El líder tribal le miró fijamente.
—Han recibido una sustanciosa remuneración. Quince millones de dólares es mucho dinero. Si miramos las horas facturadas y los gastos, surge más de una pregunta, pero de momento eso no nos quita el sueño. Lo han hecho bien, y se lo agradecemos. Con eso está todo dicho.
Yazzie se levantó. También lo hicieron los demás.
—¡Al menos quédense a comer, señor Yazzie! Invito yo, por supuesto. Justo al lado de la calle K hay un nuevo restaurante francés buenísimo, Le Zinc. Lo lleva un antiguo compañero de la universidad, y sirven un bistec au poivre y un dry martini inmejorables.
Nunca había visto a un indio que rechazara una copa.
—Gracias, pero nos queda mucho que hacer en Washington, y no tenemos tiempo.
Yazzie tendió la mano.
Crawley no podía creerlo. Iban a irse así, por las buenas.

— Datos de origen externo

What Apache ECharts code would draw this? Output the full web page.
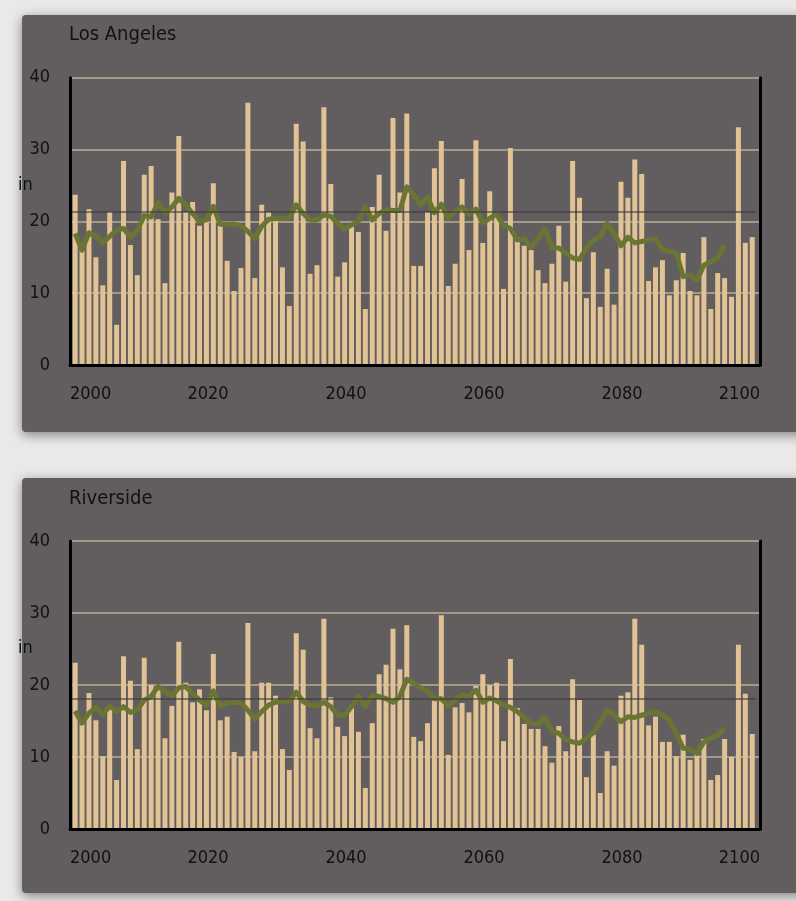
<!DOCTYPE html>
<html>
<head>
<meta charset="utf-8">
<script src="https://cdn.jsdelivr.net/npm/echarts@6/dist/echarts.min.js"></script>
<style>
  html, body { margin: 0; padding: 0; background: #e9e9e9; }
  #chart { width: 796px; height: 901px; }
</style>
</head>
<body>
<div id="chart"></div>
<script>
// annual precipitation (in) plus smoothed trend, one bar per year
const years = Array.from({ length: 99 }, (_, i) => String(2000 + i));
const tickYears = [2000, 2020, 2040, 2060, 2080, 2100];
const yTicks = [0, 10, 20, 30, 40];

const laBars = [
  23.7, 16.0, 21.7, 15.0, 11.1, 21.3, 5.6, 28.4, 16.7, 12.5,
  26.5, 27.7, 20.3, 11.4, 24.0, 31.9, 21.3, 22.7, 19.4, 19.9,
  25.3, 19.4, 14.5, 10.3, 13.5, 36.5, 12.1, 22.3, 21.3, 20.2,
  13.6, 8.2, 33.6, 31.1, 12.7, 13.9, 35.9, 25.2, 12.3, 14.3,
  19.5, 18.5, 7.8, 22.0, 26.5, 18.7, 34.4, 24.0, 35.0, 13.8,
  13.8, 21.3, 27.4, 31.2, 11.0, 14.1, 25.9, 16.0, 31.3, 17.0,
  24.2, 20.6, 10.6, 30.2, 17.4, 16.6, 16.0, 13.2, 11.4, 14.1,
  19.4, 11.6, 28.4, 23.3, 9.3, 15.7, 8.1, 13.4, 8.4, 25.5,
  23.3, 28.6, 26.6, 11.7, 13.6, 14.6, 9.7, 11.8, 15.6, 10.3,
  9.7, 17.8, 7.8, 12.8, 12.1, 9.5, 33.1, 17.0, 17.8
];
const laTrend = [
  18.3, 16.0, 18.4, 17.9, 17.0, 17.9, 18.8, 19.0, 17.8, 18.8,
  20.8, 20.6, 22.6, 21.2, 22.0, 23.2, 22.3, 21.1, 20.0, 20.2,
  22.1, 19.6, 19.6, 19.6, 19.4, 18.6, 17.6, 19.3, 20.3, 20.4,
  20.4, 20.5, 22.3, 21.1, 20.2, 20.2, 20.9, 20.7, 19.7, 18.9,
  19.5, 20.0, 22.1, 20.2, 21.1, 21.6, 21.5, 21.5, 24.8, 23.7,
  22.3, 23.4, 21.2, 22.4, 20.4, 21.4, 22.0, 21.0, 21.7, 19.8,
  20.4, 21.0, 19.4, 19.0, 17.4, 17.6, 16.4, 17.6, 19.0, 16.3,
  16.3, 15.6, 14.9, 14.7, 16.3, 17.4, 17.9, 19.7, 18.3, 16.6,
  17.8, 17.0, 17.2, 17.4, 17.6, 16.1, 15.8, 15.6, 12.3, 12.5,
  11.8, 13.9, 14.4, 14.9, 16.7
];
const laMean = 21.3;

const rvBars = [
  23.1, 14.9, 18.9, 15.1, 10.1, 17.0, 6.8, 24.0, 20.6, 11.1,
  23.8, 20.0, 19.8, 12.6, 17.1, 26.0, 20.3, 17.6, 19.4, 16.5,
  24.3, 15.1, 15.6, 10.7, 10.0, 28.6, 10.8, 20.3, 20.3, 18.5,
  11.1, 8.2, 27.2, 24.9, 14.0, 12.6, 29.2, 18.3, 14.2, 12.9,
  17.2, 13.5, 5.7, 14.7, 21.5, 22.8, 27.8, 22.2, 28.3, 12.8,
  12.2, 14.7, 17.8, 29.7, 10.3, 16.9, 17.5, 16.2, 19.9, 21.5,
  20.0, 20.3, 12.2, 23.6, 16.8, 14.6, 13.9, 13.9, 11.5, 9.2,
  14.3, 10.8, 20.8, 17.9, 7.2, 13.1, 5.0, 10.8, 8.8, 18.5,
  19.0, 29.2, 25.6, 14.4, 15.6, 12.1, 12.1, 10.1, 13.1, 9.6,
  10.3, 12.5, 6.8, 7.5, 12.5, 10.0, 25.6, 18.8, 13.2
];
const rvTrend = [
  16.4, 14.7, 16.1, 16.9, 15.9, 17.1, 16.3, 17.0, 16.2, 16.5,
  17.9, 18.4, 19.8, 19.1, 18.5, 19.6, 19.8, 18.8, 17.9, 17.2,
  19.2, 17.1, 17.5, 17.6, 17.5, 16.5, 15.3, 16.3, 17.2, 17.6,
  17.7, 17.8, 19.0, 17.7, 17.2, 17.1, 17.6, 17.0, 15.8, 15.8,
  17.0, 18.4, 17.0, 18.6, 18.4, 18.1, 17.6, 18.4, 20.8, 20.2,
  19.6, 19.2, 18.1, 18.1, 17.1, 17.9, 18.7, 18.4, 19.3, 17.6,
  18.2, 17.8, 17.2, 16.9, 16.3, 15.5, 14.6, 14.6, 15.5, 13.6,
  13.3, 12.4, 12.1, 11.9, 12.6, 13.4, 14.9, 16.5, 15.8, 14.9,
  15.6, 15.5, 15.8, 16.1, 16.3, 15.8, 15.1, 13.3, 11.2, 11.1,
  10.5, 12.1, 12.6, 13.0, 14.0
];
const rvMean = 18.1;

const COND = "'DejaVu Sans Condensed', sans-serif";
const INK = '#111';
const BAR = '#e0c294';
const TREND = '#6b7533';
const GRIDLINE = '#b9ae95';

const panels = [
  { name: 'Los Angeles', bars: laBars, trend: laTrend, mean: laMean, top: 77.7, height: 287.3, titleTop: 25, unitTop: 176, box: [22, 15, 800, 417] },
  { name: 'Riverside', bars: rvBars, trend: rvTrend, mean: rvMean, top: 541, height: 288, titleTop: 489, unitTop: 639, box: [22, 478, 800, 415] }
];

const grid = [], xAxis = [], yAxis = [], series = [], title = [], graphic = [];

panels.forEach((p, k) => {
  const g = k * 2;
  // bar grid: 99 bands
  grid.push({ left: 71.7, top: p.top, width: 684, height: p.height });
  // frame grid: axis lines, gridlines, tick labels
  grid.push({ left: 70, top: p.top, width: 690, height: p.height });

  xAxis.push({ type: 'category', gridIndex: g, data: years, show: false });
  xAxis.push({
    type: 'value', gridIndex: g + 1, min: tickYears[0], max: tickYears[tickYears.length - 1], interval: 20,
    z: 5,
    axisLine: { show: true, onZero: false, lineStyle: { color: '#000', width: 3 } },
    axisTick: { show: false },
    splitLine: { show: false },
    axisLabel: {
      margin: 20, color: INK, fontSize: 18, fontFamily: COND,
      alignMinLabel: 'left', alignMaxLabel: 'right',
      formatter: v => String(v)
    }
  });

  yAxis.push({ type: 'value', gridIndex: g, min: yTicks[0], max: yTicks[yTicks.length - 1], show: false });
  yAxis.push({
    type: 'value', gridIndex: g + 1, min: yTicks[0], max: yTicks[yTicks.length - 1], interval: 10,
    position: 'left',
    axisLine: { show: true, onZero: false, lineStyle: { color: '#000', width: 3 } },
    axisTick: { show: false },
    splitLine: { show: true, lineStyle: { color: GRIDLINE, width: 1.5 } },
    axisLabel: { margin: 20, color: INK, fontSize: 18, fontFamily: COND }
  });
  yAxis.push({
    type: 'value', gridIndex: g + 1, min: yTicks[0], max: yTicks[yTicks.length - 1],
    position: 'right', z: 5,
    axisLine: { show: true, onZero: false, lineStyle: { color: '#000', width: 3 } },
    axisTick: { show: false }, axisLabel: { show: false }, splitLine: { show: false }
  });

  const yi = k * 3;
  series.push({
    type: 'bar', xAxisIndex: g, yAxisIndex: yi, data: p.bars, barWidth: 5,
    itemStyle: { color: BAR },
    markLine: {
      silent: true, symbol: 'none', label: { show: false },
      lineStyle: { color: 'rgba(62,58,59,0.75)', width: 1.5, type: 'solid' },
      data: [{ yAxis: p.mean }]
    }
  });
  series.push({
    type: 'line', xAxisIndex: g, yAxisIndex: yi, data: p.trend, showSymbol: false, z: 4,
    lineStyle: { color: TREND, width: 5, join: 'round' },
    itemStyle: { color: TREND }
  });

  title.push({
    text: p.name, left: 69, top: p.titleTop, padding: 0,
    textStyle: { color: INK, fontSize: 20, fontWeight: 'normal', fontFamily: COND }
  });

  graphic.push({
    type: 'rect', z: -10,
    shape: { x: p.box[0], y: p.box[1], width: p.box[2], height: p.box[3], r: 4 },
    style: { fill: '#625e5f', shadowBlur: 12, shadowColor: 'rgba(0,0,0,0.45)', shadowOffsetY: 3 }
  });
  graphic.push({
    type: 'text', left: 18, top: p.unitTop, z: 10,
    style: { text: 'in', fill: INK, fontSize: 18, fontFamily: COND }
  });
});

const chart = echarts.init(document.getElementById('chart'));
chart.setOption({
  backgroundColor: '#e9e9e9',
  animation: false,
  title, grid, xAxis, yAxis, series, graphic
});
</script>
</body>
</html>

Se levantó para acompañarlos, repartiendo flácidos apretones de manos. Cuando se quedó solo, apoyó todo el peso de su cuerpo en la gran puerta de palisandro del despacho. Se le retorcía el estómago de rabia. Ni un aviso, ni una carta, ni una llamada telefónica; ni siquiera una cita. Se habían limitado a presentarse en el despacho, dejarle sin trabajo e irse diciendo: «Ya te apañarás». ¡Y encima insinuaban que les había timado! Después de cuatro años, y de quince millones de dólares, les había conseguido la gallina de los huevos de oro. ¿Y cómo le correspondían? Cortándole la cabellera, y abandonándolo a los buitres. En la calle K, las cosas no se hacían así, no señor. A los amigos se les cuidaba.
Se irguió. Booker Hamlin Crawley no era un hombre al que tumbaran al primer puñetazo. Estaba decidido a contraatacar. Incluso se le estaba ocurriendo una idea. Fue al despacho del fondo, cerró la puerta con llave y sacó un teléfono del último cajón del escritorio. Era una línea de telefonía fija, a nombre de una vieja loca de la residencia de la esquina y que pagaba con una tarjeta de crédito que ni siquiera sabía que tenía. Crawley casi nunca la usaba.
Se paró después de marcar el primer dígito, interpelado por un vago recuerdo, un mero destello sobre el cómo y el porqué de su llegada a Washington, cuando aún era joven y estaba lleno de ideas y esperanzas. Un momento de náuseas dejó paso a otro de rabia. No estaba dispuesto a caer en el único pecado mortal de Washington: la debilidad.
Marcó el resto del número.
—¿Podría ponerme con el reverendo Don T. Spates?
Fue una llamada breve, muy agradable y hecha en el momento justo. Pulsó el botón de colgar regodeándose en su inteligencia. En menos de un mes volvería a tener en su despacho a aquellos salvajes que montaban a pelo, suplicándole que volviera a aceptarlos, y por el doble de sus honorarios.
Sus labios, húmedos y gruesos, temblaron de satisfacción e impaciencia.